German architect Ole Scheeren, who designed the venue, said he wanted to create, "a sense of temporality, randomness, almost like driftwood. Or maybe something more architectural: Modular pieces, loosely assembled, like a group of little islands that congregate to form an auditorium."
(image: cnn)
7. Guardian Art Center
The complex has been configured to form a new hybrid institution that serves as a museum, event space, and cultural lifestyle center.
Embedded within the historic fabric of central beijing, the ‘pixelated’ volumes of the lower part of the building subtly refer to the adjacent urban fabric, echoing the grain, color and intricate scale of the city’s hutongs, while the upper portion responds to the larger scale of the surrounding contemporary city. this floating ‘ring’ forms an inner courtyard to the building and further resonates with the prevalent typology of the courtyard houses in beijing.
(image: cnn)
8. Duo
The design for this Malaysian-Singaporean joint venture actively engages the space of the surrounding city to form a new civic nucleus in Singapore’s modern metropolis. The two towers are not conceived as autonomous objects, but defined by the spaces they create around them.

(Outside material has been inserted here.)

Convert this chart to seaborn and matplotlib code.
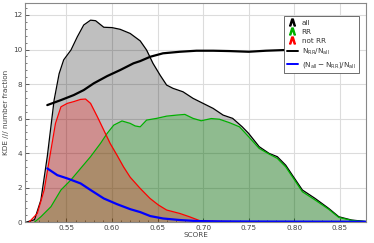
import numpy as np
import seaborn as sns
import matplotlib.pyplot as plt
from matplotlib.lines import Line2D
from matplotlib.ticker import MultipleLocator

# KDE curves
all_x = [0.506, 0.515, 0.522, 0.529, 0.5365, 0.542, 0.547, 0.555, 0.562, 0.569, 0.5765, 0.582,
         0.591, 0.600, 0.609, 0.620, 0.631, 0.638, 0.645, 0.653, 0.660, 0.667, 0.678, 0.689,
         0.700, 0.711, 0.722, 0.7325, 0.743, 0.750, 0.7616, 0.7725, 0.7815, 0.7907, 0.798,
         0.809, 0.823, 0.838, 0.849, 0.863, 0.876, 0.88]
all_y = [0, 0.14, 1.28, 3.8, 7.07, 8.6, 9.4, 9.97, 10.74, 11.42, 11.7, 11.67,
         11.29, 11.27, 11.17, 10.93, 10.5, 9.97, 9.2, 8.5, 7.94, 7.75, 7.55, 7.17,
         6.88, 6.59, 6.2, 6.01, 5.52, 5.14, 4.37, 3.98, 3.79, 3.3, 2.72,
         1.86, 1.37, 0.79, 0.31, 0.12, 0.05, 0.03]

rr_x = [0.515, 0.522, 0.533, 0.544, 0.5547, 0.5656, 0.5765, 0.5874, 0.5947, 0.602, 0.611, 0.620,
        0.6255, 0.631, 0.638, 0.649, 0.660, 0.671, 0.680, 0.689, 0.698, 0.709, 0.718, 0.729,
        0.740, 0.750, 0.7616, 0.7725, 0.7815, 0.7907, 0.798, 0.809, 0.823, 0.838, 0.849,
        0.863, 0.876, 0.88]
rr_y = [0, 0.31, 0.89, 1.86, 2.43, 3.11, 3.79, 4.56, 5.14, 5.62, 5.86, 5.72,
        5.57, 5.52, 5.91, 6.01, 6.14, 6.2, 6.24, 6.01, 5.87, 6.0, 5.96, 5.76,
        5.52, 4.95, 4.27, 3.94, 3.69, 3.2, 2.63, 1.76, 1.28, 0.74, 0.27,
        0.1, 0.04, 0.02]

notrr_x = [0.509, 0.518, 0.5256, 0.533, 0.538, 0.544, 0.551, 0.558, 0.5656, 0.571, 0.5765, 0.584,
           0.591, 0.598, 0.6055, 0.6127, 0.620, 0.631, 0.6418, 0.651, 0.660, 0.6745, 0.685,
           0.6965, 0.72, 0.75, 0.77]
notrr_y = [0, 0.5, 1.86, 4.17, 5.72, 6.68, 6.88, 6.98, 7.11, 7.13, 6.88, 6.1,
           5.33, 4.56, 3.88, 3.2, 2.6, 1.95, 1.37, 0.99, 0.7, 0.5, 0.31,
           0.08, 0.04, 0.02, 0.0]

# number fractions (scaled)
frac_rr_x = [0.529, 0.544, 0.558, 0.569, 0.580, 0.5947, 0.609, 0.6236, 0.631, 0.642, 0.656,
             0.6745, 0.6927, 0.711, 0.729, 0.750, 0.769, 0.790]
frac_rr_y = [6.78, 7.07, 7.36, 7.65, 8.04, 8.46, 8.81, 9.2, 9.33, 9.58, 9.78,
             9.87, 9.93, 9.93, 9.91, 9.87, 9.93, 9.97]

frac_not_x = [0.529, 0.540, 0.551, 0.5656, 0.5765, 0.591, 0.6055, 0.620, 0.631, 0.642, 0.656,
              0.6745, 0.693, 0.72, 0.78, 0.88]
frac_not_y = [3.11, 2.72, 2.53, 2.24, 1.86, 1.37, 1.04, 0.75, 0.58, 0.35, 0.21,
              0.12, 0.06, 0.04, 0.03, 0.02]

sns.set_style("whitegrid", {"grid.color": "#dcdcdc", "axes.edgecolor": "#888888"})
plt.rcParams['font.family'] = ['DejaVu Sans']

fig = plt.figure(figsize=(3.74, 2.43), dpi=100)
ax = fig.add_axes([0.067, 0.086, 0.912, 0.902])

green = '#00b000'
ax.fill_between(all_x, all_y, color='k', alpha=0.25, lw=0)
sns.lineplot(x=all_x, y=all_y, color='k', lw=0.9, estimator=None, sort=False, ax=ax)
ax.fill_between(rr_x, rr_y, color=green, alpha=0.25, lw=0)
sns.lineplot(x=rr_x, y=rr_y, color=green, lw=0.9, estimator=None, sort=False, ax=ax)
ax.fill_between(notrr_x, notrr_y, color='r', alpha=0.25, lw=0)
sns.lineplot(x=notrr_x, y=notrr_y, color='r', lw=0.9, estimator=None, sort=False, ax=ax)

sns.lineplot(x=frac_rr_x, y=frac_rr_y, color='k', lw=1.6, estimator=None, sort=False, ax=ax)
sns.lineplot(x=frac_not_x, y=frac_not_y, color='#0000ff', lw=1.6, estimator=None, sort=False, ax=ax)

ax.set_xlim(0.5046, 0.879)
ax.set_ylim(0, 12.7)
ax.set_xticks([0.55, 0.60, 0.65, 0.70, 0.75, 0.80, 0.85])
ax.set_xticklabels(['0.55', '0.60', '0.65', '0.70', '0.75', '0.80', '0.85'])
ax.set_yticks([0, 2, 4, 6, 8, 10, 12])
ax.xaxis.set_minor_locator(MultipleLocator(0.01))
ax.yaxis.set_minor_locator(MultipleLocator(0.4))
ax.tick_params(axis='both', which='major', labelsize=5.2, labelcolor='#444444',
               direction='in', length=3, width=0.6, color='#444444', pad=2,
               bottom=True, left=True)
ax.tick_params(axis='both', which='minor', direction='in', length=1.5, width=0.5,
               color='#444444', bottom=True, left=True)
ax.set_xlabel('SCORE', fontsize=5.2, color='#444444', labelpad=1)
ax.set_ylabel('KDE /// number fraction', fontsize=5.2, color='#444444', labelpad=3)
for s in ax.spines.values():
    s.set_linewidth(0.8)
ax.set_axisbelow(True)

handles = [
    Line2D([], [], ls='none', marker='$\\wedge$', color='k', markersize=5),
    Line2D([], [], ls='none', marker='$\\wedge$', color=green, markersize=5),
    Line2D([], [], ls='none', marker='$\\wedge$', color='r', markersize=5),
    Line2D([], [], color='k', lw=1.4),
    Line2D([], [], color='#0000ff', lw=1.4),
]
labels = ['all', 'RR', 'not RR', r'$\mathrm{N_{RR}/N_{all}}$',
          r'$\mathrm{(N_{all}-N_{RR})/N_{all}}$']
leg = ax.legend(handles, labels, loc='upper right', bbox_to_anchor=(0.99, 0.955),
                fontsize=5.2, frameon=True, fancybox=False, framealpha=1,
                edgecolor='#555555', handlelength=1.5, handletextpad=0.5,
                labelspacing=0.4, borderpad=0.45)
leg.get_frame().set_linewidth(0.6)
for t in leg.get_texts():
    t.set_color('#333333')

fig.savefig('out.png', dpi=100)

Singapore consistently ranks as one of Asia’s most livable cities. However, it is increasingly dominated by isolated individual towers that favor exclusion over social connectivity. The prescribed zoning confronts the project with a dual dilemma: it splits the site into two separate pieces, and leaves large, bulky footprints for the resulting tower envelopes which risk overpowering the surroundings and the intimate scale of the adjacent historic Kampong Glam district.